Your code has undefined behavior. Your t has automatic storage duration, so as soon as you exit the upper loop, it ceases to exist. Your allDrvs contains 26 pointers to objects that have been destroyed by the time you use them in the second loop.
As it happens, it looks like (under the circumstances you're running it, with the compiler you're using, etc.) what's happening is that it's re-using the same storage space for t at ever iteration of the loop, and when you use allDrvs in the second loop, that storage hasn't been overwritten, so you have 26 pointers to the same data.

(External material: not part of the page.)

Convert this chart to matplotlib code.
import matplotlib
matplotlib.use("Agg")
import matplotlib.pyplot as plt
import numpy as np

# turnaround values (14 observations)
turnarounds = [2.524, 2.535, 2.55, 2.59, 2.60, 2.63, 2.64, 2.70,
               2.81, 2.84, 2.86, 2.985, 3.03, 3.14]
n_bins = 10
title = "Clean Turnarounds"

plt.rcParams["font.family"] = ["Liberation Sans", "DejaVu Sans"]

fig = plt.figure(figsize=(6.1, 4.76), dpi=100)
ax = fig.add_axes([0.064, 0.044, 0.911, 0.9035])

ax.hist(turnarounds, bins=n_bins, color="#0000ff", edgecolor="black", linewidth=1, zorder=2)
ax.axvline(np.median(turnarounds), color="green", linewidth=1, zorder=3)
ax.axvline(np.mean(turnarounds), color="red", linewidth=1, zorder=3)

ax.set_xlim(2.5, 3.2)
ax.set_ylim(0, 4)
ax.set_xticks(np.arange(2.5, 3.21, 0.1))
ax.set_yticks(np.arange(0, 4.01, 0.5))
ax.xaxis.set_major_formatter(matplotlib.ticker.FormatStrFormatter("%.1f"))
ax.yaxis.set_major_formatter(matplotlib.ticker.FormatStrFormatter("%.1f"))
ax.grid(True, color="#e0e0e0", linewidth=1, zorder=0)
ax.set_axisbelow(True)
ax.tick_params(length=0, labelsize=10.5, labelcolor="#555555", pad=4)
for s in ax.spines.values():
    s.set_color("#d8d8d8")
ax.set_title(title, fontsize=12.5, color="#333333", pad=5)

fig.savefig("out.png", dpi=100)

Since you're using C++ anyway, I'd advise using std::wstring and probably std::vector instead -- for example, something on this general order:
std::vector<std::wstring> allDrvs;
for (char i=L'A'; i<L'Z'; i++)
allDrvs.push_back(std::wstring(i));
Technically, this isn't entirely portable -- it depends on 'A' .. 'Z' being contiguous, which isn't true with all character sets, IBM's EBCDIC being the obvious exception. Even in that case, it'll produce all the right outputs, but it'll also include a few additional items you didn't really want.
Nonetheless, the original depended on 'A'..'Z' being contiguous, and the code looks like it's probably intended for Windows anyway, so that's probably not really a big concern.